LPW’s BBC interview on drug gangs during lockdown

4th June 2020

Drug gangs have been on a “recruitment drive” during lockdown, targeting vulnerable children and increasingly girls, according to a report.

They are being groomed to carry drugs, because they are unknown to police, the National Youth Agency says.

And social media and “unsafe outdoor spaces” are being used to recruit them.

The children’s commissioner for England warned with schools and youth clubs closed, thousands of vulnerable young people had “simply gone off the radar”.

“Lockdown removed many of the usual ways of identifying children at risk of being exploited by gangs,” Anne Longfield added.

The National Youth Agency report, based on responses from youth workers on the ground, is the first detailed examination of drug gangs during lockdown.

It has been sent to the government.

“There is increased concern around the use of girls for gang activity”, it says, because they find it easier to move around during lockdown.

Rob Farrow
Image caption Youth worker Rob Farrow

In Bristol, where children make up nearly a fifth of the population, 65 have been identified as at “highest risk of criminal exploitation”.

In a deserted adventure playground, in Hartcliffe, in the south of the city, lead youth worker Rob Farrow remembers, before the lockdown was implemented on 23 March, a safe place buzzing with young people.

“As soon as they walk in through those gates, they know 100% they are safe,” he says.

“It gives them that moment to relax and be children without being worried that they are going to be exploited into a gang.

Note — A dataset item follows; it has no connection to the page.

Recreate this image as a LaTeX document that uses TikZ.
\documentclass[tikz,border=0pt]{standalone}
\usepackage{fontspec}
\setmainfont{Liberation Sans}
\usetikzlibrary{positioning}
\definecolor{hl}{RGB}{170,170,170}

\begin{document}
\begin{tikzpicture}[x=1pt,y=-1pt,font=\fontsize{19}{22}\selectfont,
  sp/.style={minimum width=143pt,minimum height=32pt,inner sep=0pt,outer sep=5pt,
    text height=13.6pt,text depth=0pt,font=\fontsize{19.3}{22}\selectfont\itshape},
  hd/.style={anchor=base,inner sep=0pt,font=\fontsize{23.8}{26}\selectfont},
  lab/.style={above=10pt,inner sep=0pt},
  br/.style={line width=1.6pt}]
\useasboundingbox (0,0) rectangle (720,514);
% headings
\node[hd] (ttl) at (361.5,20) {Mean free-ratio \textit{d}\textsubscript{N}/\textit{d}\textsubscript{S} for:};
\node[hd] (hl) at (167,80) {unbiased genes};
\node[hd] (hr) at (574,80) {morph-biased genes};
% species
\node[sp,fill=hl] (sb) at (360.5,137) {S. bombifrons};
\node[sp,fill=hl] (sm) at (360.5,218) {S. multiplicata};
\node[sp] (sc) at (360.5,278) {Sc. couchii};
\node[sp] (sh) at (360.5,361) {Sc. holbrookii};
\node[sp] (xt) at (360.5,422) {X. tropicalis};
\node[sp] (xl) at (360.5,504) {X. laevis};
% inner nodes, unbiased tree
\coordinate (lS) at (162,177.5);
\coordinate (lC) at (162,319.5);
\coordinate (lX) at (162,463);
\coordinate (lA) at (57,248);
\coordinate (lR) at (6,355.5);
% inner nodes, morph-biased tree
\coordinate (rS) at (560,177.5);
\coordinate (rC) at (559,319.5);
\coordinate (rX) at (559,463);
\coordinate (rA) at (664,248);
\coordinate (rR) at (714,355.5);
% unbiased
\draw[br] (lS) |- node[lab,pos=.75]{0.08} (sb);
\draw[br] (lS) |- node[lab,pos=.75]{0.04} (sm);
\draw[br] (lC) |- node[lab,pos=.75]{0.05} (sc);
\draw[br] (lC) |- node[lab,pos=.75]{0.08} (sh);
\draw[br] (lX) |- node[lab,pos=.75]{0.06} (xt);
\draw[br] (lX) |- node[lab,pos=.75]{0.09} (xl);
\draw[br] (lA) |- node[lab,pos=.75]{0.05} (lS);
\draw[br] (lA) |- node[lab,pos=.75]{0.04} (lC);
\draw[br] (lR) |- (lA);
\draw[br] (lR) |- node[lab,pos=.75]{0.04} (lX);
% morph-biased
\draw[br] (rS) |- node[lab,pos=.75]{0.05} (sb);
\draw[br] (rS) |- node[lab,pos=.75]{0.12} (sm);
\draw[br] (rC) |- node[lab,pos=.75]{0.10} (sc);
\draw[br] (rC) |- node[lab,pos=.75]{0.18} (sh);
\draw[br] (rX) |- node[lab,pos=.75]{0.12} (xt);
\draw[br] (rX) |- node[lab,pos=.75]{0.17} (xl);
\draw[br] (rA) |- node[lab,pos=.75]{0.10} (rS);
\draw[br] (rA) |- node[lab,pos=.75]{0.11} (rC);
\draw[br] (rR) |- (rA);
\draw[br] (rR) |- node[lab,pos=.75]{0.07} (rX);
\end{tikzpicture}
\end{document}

“What you might see through crime statistics is everything’s gone down

“Actually, the reality is those at risk are now way more at risk.

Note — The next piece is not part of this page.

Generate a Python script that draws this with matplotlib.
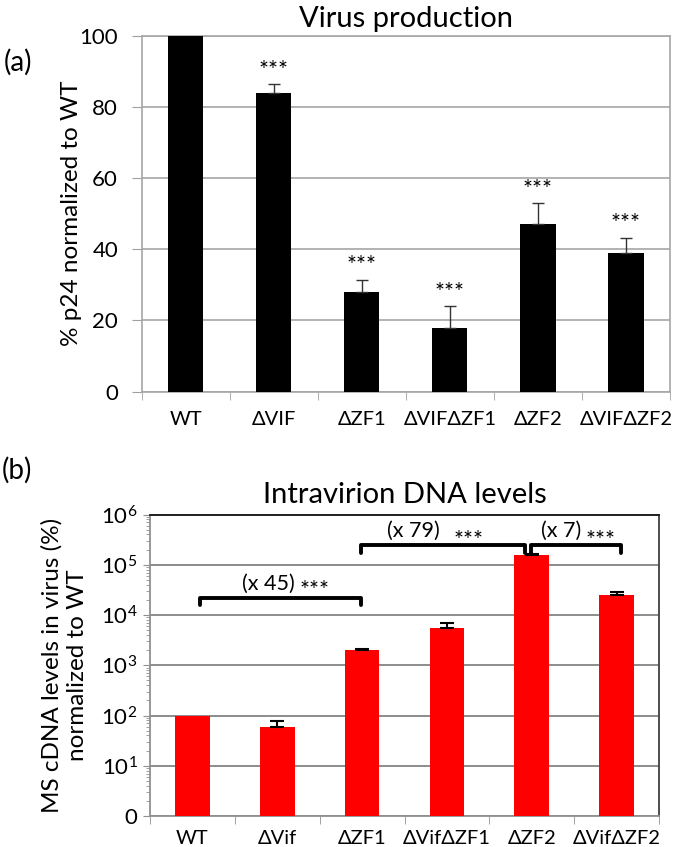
import matplotlib
matplotlib.use("Agg")
import matplotlib.pyplot as plt
import numpy as np
from matplotlib.ticker import FixedLocator, LogLocator, NullFormatter

plt.rcParams['font.family'] = ['Lato', 'DejaVu Sans']
plt.rcParams['mathtext.fontset'] = 'custom'
plt.rcParams['mathtext.rm'] = 'Lato'

# ---- data panel (a)
cats_a = ["WT", "ΔVIF", "ΔZF1", "ΔVIFΔZF1", "ΔZF2", "ΔVIFΔZF2"]
p24 = [100, 84, 28, 18, 47, 39]
p24_err = [0, 2.5, 3.5, 6.0, 6.0, 4.3]
sig_a = ["", "***", "***", "***", "***", "***"]
yticks_a = [0, 20, 40, 60, 80, 100]

# ---- data panel (b)
cats_b = ["WT", "ΔVif", "ΔZF1", "ΔVifΔZF1", "ΔZF2", "ΔVifΔZF2"]
dna = [100, 60, 2050, 5400, 156000, 24500]
dna_err = [0, 16, 100, 1400, 7000, 4500]
yticks_b = [1, 10, 100, 1000, 1e4, 1e5, 1e6]
yticklabels_b = ["0", r"$\mathregular{10^{1}}$", r"$\mathregular{10^{2}}$", r"$\mathregular{10^{3}}$",
                 r"$\mathregular{10^{4}}$", r"$\mathregular{10^{5}}$", r"$\mathregular{10^{6}}$"]
brackets = [  # (left x, right x, bracket height)
    (0.09, 1.99, 10**4.34),
    (1.99, 3.92, 10**5.39),
    (3.99, 5.05, 10**5.39),
]
fold_labels = ["(x 45)", "(x 79)", "(x 7)"]
fold_label_pos = [(0.90, 10**4.62), (2.60, 10**5.68), (4.35, 10**5.68)]
star_label_pos = [(1.44, 10**4.60), (3.25, 10**5.60), (4.81, 10**5.60)]

W, H = 675, 847
fig = plt.figure(figsize=(W/100, H/100), dpi=100)

# ================= panel (a)
axa = fig.add_axes([141.7/W, 1-391.7/H, 528.3/W, 356/H])
xa = np.arange(len(cats_a))
axa.bar(xa, p24, width=0.4, color='black', zorder=3)
axa.errorbar(xa[1:], p24[1:], yerr=[np.zeros(5), p24_err[1:]], fmt='none',
             ecolor='#333333', elinewidth=1.0, capsize=4, capthick=1.0, zorder=4)
for i, s in enumerate(sig_a):
    if s:
        axa.text(xa[i], p24[i] + p24_err[i] + 2.0, s, ha='center', va='baseline', fontsize=17)
axa.set_xlim(-0.5, 5.5)
axa.set_ylim(0, 100)
axa.set_yticks(yticks_a)
axa.tick_params(axis='y', labelsize=16, length=7, color='#a0a0a0', pad=10)
axa.yaxis.grid(True, color='#a6a6a6', linewidth=1.2, zorder=0)
axa.set_axisbelow(True)
axa.set_xticks(xa)
axa.set_xticklabels(cats_a, fontsize=14.5)
axa.xaxis.set_minor_locator(FixedLocator(np.arange(-0.5, 6, 1)))
axa.tick_params(axis='x', which='major', length=0, pad=14)
axa.tick_params(axis='x', which='minor', length=6, color='#a0a0a0')
for sp in axa.spines.values():
    sp.set_color('#a6a6a6')
    sp.set_linewidth(1.2)
axa.set_ylabel("% p24 normalized to WT", fontsize=17.5)
axa.yaxis.set_label_coords(-0.113, 0.5)
axa.set_title("Virus production", fontsize=21, pad=6)
fig.text(18/W, 1-62/H, "(a)", fontsize=20, ha='center', va='center')

# ================= panel (b)
axb = fig.add_axes([150/W, 1-816/H, 509/W, 301.5/H])
xb = np.arange(len(cats_b))
axb.bar(xb, dna, width=0.41, color='#ff0000', zorder=3, bottom=0)
axb.set_yscale('log')
axb.errorbar(xb[1:], dna[1:], yerr=[np.zeros(5), dna_err[1:]], fmt='none',
             ecolor='black', elinewidth=1.5, capsize=5, capthick=1.5, zorder=4)
axb.set_xlim(-0.5, 5.5)
axb.set_ylim(1, 1e6)
axb.set_yticks(yticks_b)
axb.set_yticklabels(yticklabels_b)
axb.yaxis.set_minor_locator(LogLocator(base=10, subs=np.arange(2, 10)))
axb.yaxis.set_minor_formatter(NullFormatter())
axb.tick_params(axis='y', which='major', labelsize=16, length=5, color='#909090', pad=4)
axb.tick_params(axis='y', which='minor', length=3, color='#909090')
axb.yaxis.grid(True, which='major', color='#8c8c8c', linewidth=1.4, zorder=0)
axb.set_axisbelow(True)
axb.set_xticks(xb)
axb.set_xticklabels(cats_b, fontsize=14.5)
axb.xaxis.set_minor_locator(FixedLocator(np.arange(-0.5, 6, 1)))
axb.tick_params(axis='x', which='major', length=0, pad=10)
axb.tick_params(axis='x', which='minor', length=6, color='#909090')
axb.spines['left'].set_color('#909090')
axb.spines['bottom'].set_color('#909090')
axb.spines['top'].set_color('#1a1a1a')
axb.spines['right'].set_color('#404040')
for sp in axb.spines.values():
    sp.set_linewidth(1.3)

for (x0, x1, yb), fl, (fx, fy), (sx, sy) in zip(brackets, fold_labels, fold_label_pos, star_label_pos):
    ytip = yb / 10**0.15
    axb.plot([x0, x0, x1, x1], [ytip, yb, yb, ytip], color='black', lw=2.8,
             solid_joinstyle='round', solid_capstyle='round', zorder=5)
    axb.text(fx, fy, fl, ha='center', va='center', fontsize=15.5)
    axb.text(sx, sy / 10**0.12, "***", ha='center', va='center', fontsize=17)

axb.set_ylabel("MS cDNA levels in virus (%)\nnormalized to WT", fontsize=17.5, linespacing=1.25)
axb.yaxis.set_label_coords(-0.122, 0.5)
axb.set_title("Intravirion DNA levels", fontsize=21, pad=8)
fig.text(17/W, 1-470/H, "(b)", fontsize=20, ha='center', va='center')

fig.savefig("out.png", dpi=100)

“And those that weren’t at risk are now at risk.

“What we’ve seen is young females introduced by their young male peers in order to get involved in criminal activity that we hadn’t seen previously.

“The worst thing is, because we’re not doing this work, we can’t see those kids.

Youth workers in Bristol
Image caption Street-based youth workers Joe Secret and Omari Cato

Mr Farrow’s colleague, Joe Secret, says: “We now see young people in areas that are hotspots that were never involved in [crime] before”.

Another youth worker, Omari Cato, says: “These are very fragile minds that don’t quite understand that they’re being groomed.

National Youth Agency chief executive Leigh Middleton said: “Covid-19 brought youth services in many areas to an abrupt halt, just at the time it was needed most.

“Without ready access to a youth worker, we fear a surge in violence and exploitation post-lockdown.”

Drug dealer using a phone

Meanwhile, police have used new tactics to close down 87 phone lines used to sell drugs.

But 800 to 1,100 remain active.

“We need to design out the ability to run these lines,” Metropolitan Police Service Commissioner Cressida Dick said.

“We will work with whoever necessary to restrict the ability of these individuals to carry out this activity and destroy the business model of county lines entirely.”